I agree with much of what the tea party stands for and many of the efforts of leaders within it to elect conservatives. The tea party however, is not one group; it is thousands of major and minor groups across the nation, and it is not possible to agree with all of them or for all of those groups to agree with each other.
Some Virginia tea party groups are leading the charge to oust House Majority Leader Eric Cantor from his 7th District seat. These groups have chosen David Brat, a college professor who appears to lean more toward Ayn Rand than either traditional or social conservatism. Brat was once an appointee of former Democrat Governor Tim Kaine, although that does not automatically make him a liberal. Social conservatives will find a rather lofty but vague pro-life statement listed last among issues at his Internet site. Many of his other positions seem to be libertarian in nature, which makes sense, as many tea party groups are moving in that direction.
The biggest tea party accusation against Leader Cantor is that he is “too establishment.” The fact that he can move jobs and investments to his 7th Congressional District seems to be a liability to him with tea party members. It is in essence the tea party saying: “The fact that Eric Cantor is the second-most-powerful man on Capitol Hill and can bring jobs and benefits to our district is proof he is too establishment, and we need to get rid of him.”
I appreciate a lot of what the tea party does, but in some of the groups there is a real lack of understanding of the Constitution that is waved around at meetings, when it comes to the duties of congressmen. The Constitution calls for congressmen to represent their constituents, which is why we have direct elections rather than voting for a list as is done in Europe. Many in the tea party disagree with that concept and as a result a congressman such as Eric Cantor who thinks of his district and constituents foremost is proof to many tea partiers that he is “bad.”
If elected—which is doubtful—David Brat would be the junior member of the House with no committee appointments and a staff of seven in a basement office. In other words, he would be just about worthless to his district and the state of Virginia for several terms in office.
The tea party wants to toss out of office one of the most influential and powerful conservatives in the nation while doing tremendous harm to their congressional district because he is too “establishment.” So far this year the only success the tea party has had in getting rid of an establishment congressman was the defeat of the only World War II veteran left in the House, Ralph Hall of Texas.
Leader Cantor has a staff of seven in his congressional office and a staff of 30 under him in the Leader’s office.
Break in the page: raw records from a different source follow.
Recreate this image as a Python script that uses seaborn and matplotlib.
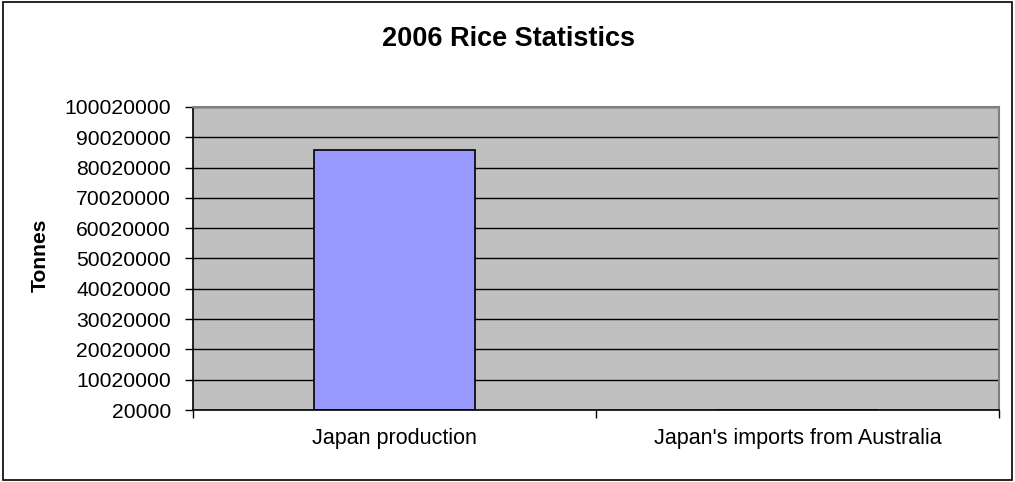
import numpy as np
import pandas as pd
import seaborn as sns
import matplotlib.pyplot as plt
from matplotlib.patches import Rectangle
from matplotlib.ticker import FixedLocator

# Chart data
categories = ["Japan production", "Japan's imports from Australia"]
tonnes = [85750000, 0]
y_ticks = [20000, 10020000, 20020000, 30020000, 40020000, 50020000,
           60020000, 70020000, 80020000, 90020000, 100020000]

sns.set_style("white")
plt.rcParams["font.family"] = ["Liberation Sans", "DejaVu Sans"]
plt.rcParams["text.color"] = "black"
plt.rcParams["xtick.labelcolor"] = "black"
plt.rcParams["ytick.labelcolor"] = "black"

df = pd.DataFrame({"Category": categories, "Tonnes": tonnes})

fig = plt.figure(figsize=(10.15, 4.82), dpi=100)
ax = fig.add_axes([193 / 1015, 1 - 410 / 482, (999 - 193) / 1015, (410 - 107) / 482])
ax.set_facecolor("#C0C0C0")

sns.barplot(data=df, x="Category", y="Tonnes", ax=ax, color="#9999FF",
            edgecolor="black", linewidth=1.2, width=0.40, saturation=1)

ax.set_ylim(y_ticks[0], y_ticks[-1])
ax.set_xlim(-0.5, 1.5)
ax.set_yticks(y_ticks)
ax.set_yticklabels([str(v) for v in y_ticks], fontsize=15.2)
ax.yaxis.grid(True, color="black", linewidth=1)
ax.set_axisbelow(True)

# category ticks sit between the bars, labels in the middle
ax.tick_params(axis="x", which="major", length=0, pad=13, labelsize=15.5, labelcolor="black")
ax.xaxis.set_minor_locator(FixedLocator([-0.5, 0.5, 1.5]))
ax.tick_params(axis="x", which="minor", length=6, width=1, color="black", direction="out", bottom=True)
ax.tick_params(axis="y", length=6, width=1, color="black", direction="out", left=True, pad=10,
               labelcolor="black")

ax.set_xlabel("")
ax.set_ylabel("")
for side in ["left", "bottom"]:
    ax.spines[side].set_color("black")
    ax.spines[side].set_linewidth(1.2)
for side in ["top", "right"]:
    ax.spines[side].set_color("#808080")
    ax.spines[side].set_linewidth(1.5)

fig.text(509 / 1015, 1 - 39 / 482, "2006 Rice Statistics", ha="center", va="center",
         fontsize=19.5, fontweight="bold", color="black")
fig.text(40 / 1015, 1 - 255 / 482, "Tonnes", ha="center", va="center",
         rotation=90, fontsize=15.2, fontweight="bold", color="black")

# outer chart border
fig.patches.append(Rectangle((3 / 1015, 2 / 482), 1009 / 1015, 478 / 482,
                             transform=fig.transFigure, fill=False,
                             edgecolor="black", linewidth=1.2))

fig.savefig("out.png", dpi=100)
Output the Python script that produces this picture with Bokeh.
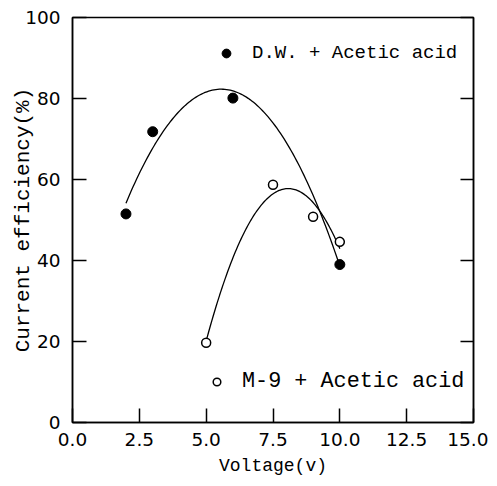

He holds down two full-time jobs in Congress, which I do not believe tea party leaders understand. They are treating the race as if he is just like one of the other 435 congressmen in the House. They point to the fact that he spoke to a moderate group of Republicans in Florida as “proof” he is a liberal. Eric Cantor’s role as leader of the House GOP is to enlarge the party and stop the infighting long enough to pass legislation, not to make long-winded speeches championing Ayn Rand. Part of Cantor’s job is bringing the far right and far left of the party together at least long enough to win enough elections this November for the GOP to maintain a majority of House seats, and he is doing just that.
Is Eric Cantor a real conservative? This is the answer: The Washington Post is running negative stories about Eric Cantor almost every day and he is constantly under attack by the liberal side of the media. He has a zero rating from the pro-abortion group NARAL. He also has a zero rating from the gay activist group Human Rights Campaign. Leader Cantor has a 100 percent rating from the National Right to Life Committee and Americans for Tax Reform. Cantor has worked tirelessly for reform of the IRS and championed legislation to stop the EPA from shutting down coal production in Virginia. Currently, he is pushing legislation to assist charter schools, as well. He is also endorsed by the NRA.
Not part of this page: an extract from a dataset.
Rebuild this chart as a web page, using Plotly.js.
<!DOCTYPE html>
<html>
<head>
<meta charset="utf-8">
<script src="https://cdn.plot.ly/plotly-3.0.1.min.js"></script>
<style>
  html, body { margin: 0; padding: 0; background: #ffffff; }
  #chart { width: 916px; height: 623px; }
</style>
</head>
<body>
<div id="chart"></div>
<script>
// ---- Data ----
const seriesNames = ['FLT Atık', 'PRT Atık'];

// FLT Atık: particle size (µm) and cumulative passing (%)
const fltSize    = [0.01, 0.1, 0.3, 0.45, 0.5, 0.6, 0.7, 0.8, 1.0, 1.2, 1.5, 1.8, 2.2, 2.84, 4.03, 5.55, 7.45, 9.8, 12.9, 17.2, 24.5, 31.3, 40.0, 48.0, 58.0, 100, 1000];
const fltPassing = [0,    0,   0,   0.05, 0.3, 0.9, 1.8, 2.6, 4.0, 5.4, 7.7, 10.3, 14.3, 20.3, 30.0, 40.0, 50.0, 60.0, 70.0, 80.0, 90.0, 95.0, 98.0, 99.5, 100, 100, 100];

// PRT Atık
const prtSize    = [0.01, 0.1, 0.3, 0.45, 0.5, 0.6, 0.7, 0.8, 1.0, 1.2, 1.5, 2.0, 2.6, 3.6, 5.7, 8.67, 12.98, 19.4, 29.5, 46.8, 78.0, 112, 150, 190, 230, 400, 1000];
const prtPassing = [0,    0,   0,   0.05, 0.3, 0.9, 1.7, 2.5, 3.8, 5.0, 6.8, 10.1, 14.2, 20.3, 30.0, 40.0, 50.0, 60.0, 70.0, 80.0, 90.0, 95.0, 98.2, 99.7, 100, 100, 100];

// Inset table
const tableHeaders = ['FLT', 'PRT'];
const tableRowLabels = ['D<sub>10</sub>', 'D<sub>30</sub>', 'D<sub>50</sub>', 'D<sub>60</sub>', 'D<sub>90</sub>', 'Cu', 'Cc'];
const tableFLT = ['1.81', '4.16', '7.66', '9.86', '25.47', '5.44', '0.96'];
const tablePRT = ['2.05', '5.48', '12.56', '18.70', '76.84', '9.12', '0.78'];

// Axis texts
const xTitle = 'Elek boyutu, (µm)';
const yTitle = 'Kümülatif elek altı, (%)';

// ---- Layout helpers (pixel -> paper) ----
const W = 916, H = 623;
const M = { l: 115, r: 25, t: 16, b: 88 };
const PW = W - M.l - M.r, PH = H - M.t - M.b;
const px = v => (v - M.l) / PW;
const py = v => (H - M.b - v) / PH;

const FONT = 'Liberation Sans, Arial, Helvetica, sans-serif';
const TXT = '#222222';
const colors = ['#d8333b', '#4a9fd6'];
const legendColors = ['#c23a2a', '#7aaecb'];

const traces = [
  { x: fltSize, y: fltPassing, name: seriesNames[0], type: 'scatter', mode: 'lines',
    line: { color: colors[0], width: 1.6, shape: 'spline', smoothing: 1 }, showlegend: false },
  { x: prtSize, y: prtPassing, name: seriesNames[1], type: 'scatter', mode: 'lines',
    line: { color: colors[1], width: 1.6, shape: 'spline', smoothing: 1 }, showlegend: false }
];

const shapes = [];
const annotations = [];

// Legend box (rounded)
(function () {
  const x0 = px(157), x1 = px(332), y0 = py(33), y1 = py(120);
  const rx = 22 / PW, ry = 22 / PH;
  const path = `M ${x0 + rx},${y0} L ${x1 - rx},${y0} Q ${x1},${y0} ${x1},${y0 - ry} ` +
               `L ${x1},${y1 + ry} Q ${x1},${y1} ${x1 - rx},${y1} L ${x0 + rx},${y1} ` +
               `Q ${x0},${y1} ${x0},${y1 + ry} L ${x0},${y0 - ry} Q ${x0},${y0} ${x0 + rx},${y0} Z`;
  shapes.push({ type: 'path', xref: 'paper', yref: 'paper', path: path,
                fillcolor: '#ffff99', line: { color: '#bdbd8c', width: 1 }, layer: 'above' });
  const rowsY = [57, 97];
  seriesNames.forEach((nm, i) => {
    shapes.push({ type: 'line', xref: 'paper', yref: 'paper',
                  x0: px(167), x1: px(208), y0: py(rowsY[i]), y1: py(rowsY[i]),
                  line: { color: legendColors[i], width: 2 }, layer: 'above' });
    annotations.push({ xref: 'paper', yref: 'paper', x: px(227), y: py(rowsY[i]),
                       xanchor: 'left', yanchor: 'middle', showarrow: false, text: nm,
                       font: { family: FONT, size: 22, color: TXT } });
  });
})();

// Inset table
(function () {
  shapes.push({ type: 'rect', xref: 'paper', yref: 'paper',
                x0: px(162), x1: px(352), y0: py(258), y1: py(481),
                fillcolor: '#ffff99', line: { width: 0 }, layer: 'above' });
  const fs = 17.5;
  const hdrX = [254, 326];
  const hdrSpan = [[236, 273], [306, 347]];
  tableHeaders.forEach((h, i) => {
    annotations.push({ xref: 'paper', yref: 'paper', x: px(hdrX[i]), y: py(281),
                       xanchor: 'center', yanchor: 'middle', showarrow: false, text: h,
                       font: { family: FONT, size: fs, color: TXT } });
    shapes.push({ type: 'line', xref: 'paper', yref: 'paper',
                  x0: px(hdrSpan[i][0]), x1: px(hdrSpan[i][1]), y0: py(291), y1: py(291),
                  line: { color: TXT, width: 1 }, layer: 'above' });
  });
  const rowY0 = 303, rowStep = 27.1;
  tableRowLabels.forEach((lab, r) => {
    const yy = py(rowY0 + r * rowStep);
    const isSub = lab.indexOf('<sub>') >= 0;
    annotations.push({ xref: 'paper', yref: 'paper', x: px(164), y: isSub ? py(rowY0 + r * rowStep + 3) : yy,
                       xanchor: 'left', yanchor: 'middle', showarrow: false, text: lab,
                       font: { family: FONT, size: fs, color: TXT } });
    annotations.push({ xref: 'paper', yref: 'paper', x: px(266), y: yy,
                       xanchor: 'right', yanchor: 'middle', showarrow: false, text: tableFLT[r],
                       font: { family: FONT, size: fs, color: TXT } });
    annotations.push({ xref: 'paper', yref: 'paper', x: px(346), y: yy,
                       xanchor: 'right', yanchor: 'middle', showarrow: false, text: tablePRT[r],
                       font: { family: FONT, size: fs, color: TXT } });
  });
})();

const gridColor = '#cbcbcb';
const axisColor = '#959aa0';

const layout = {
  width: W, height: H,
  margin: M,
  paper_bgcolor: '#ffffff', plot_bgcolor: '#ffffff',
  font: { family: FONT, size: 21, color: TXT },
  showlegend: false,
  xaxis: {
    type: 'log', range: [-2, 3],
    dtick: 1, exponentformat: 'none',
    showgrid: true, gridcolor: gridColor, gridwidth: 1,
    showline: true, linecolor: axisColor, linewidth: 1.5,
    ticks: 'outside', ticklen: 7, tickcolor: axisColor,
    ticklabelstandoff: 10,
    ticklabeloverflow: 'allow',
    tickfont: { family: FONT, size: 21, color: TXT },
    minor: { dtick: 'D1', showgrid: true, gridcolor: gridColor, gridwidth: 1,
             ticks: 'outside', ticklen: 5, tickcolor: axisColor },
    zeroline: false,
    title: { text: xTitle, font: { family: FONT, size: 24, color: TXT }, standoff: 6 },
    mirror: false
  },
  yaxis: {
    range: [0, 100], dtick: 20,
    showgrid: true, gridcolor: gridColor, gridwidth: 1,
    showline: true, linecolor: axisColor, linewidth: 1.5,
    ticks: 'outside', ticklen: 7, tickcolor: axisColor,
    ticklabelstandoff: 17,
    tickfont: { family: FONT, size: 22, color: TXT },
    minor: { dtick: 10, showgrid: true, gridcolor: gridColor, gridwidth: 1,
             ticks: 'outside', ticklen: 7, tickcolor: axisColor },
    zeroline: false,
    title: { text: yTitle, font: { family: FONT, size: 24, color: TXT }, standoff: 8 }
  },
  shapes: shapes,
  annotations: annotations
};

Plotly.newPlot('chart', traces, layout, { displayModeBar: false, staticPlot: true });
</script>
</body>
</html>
Leader Cantor is a solid conservative who understands that in the end Republicans in Congress can’t shut down the government without horrible results for the nation and for the GOP. He gets what spending cuts he can, while standing for both the economic and social conservative agenda. But he is not going to lead the GOP into the suicide mission of government closure which many, but not all, tea party activists favor.
William J. Murray is an author, Baptist minister, and social conservative lobbyist who currently serves as the chairman of the Religious Freedom Coalition, a non-profit organization in Washington, D.C., active on issues related to aiding Christians in Islamic and Communist countries. He is a resident of Virginia’s 7th District.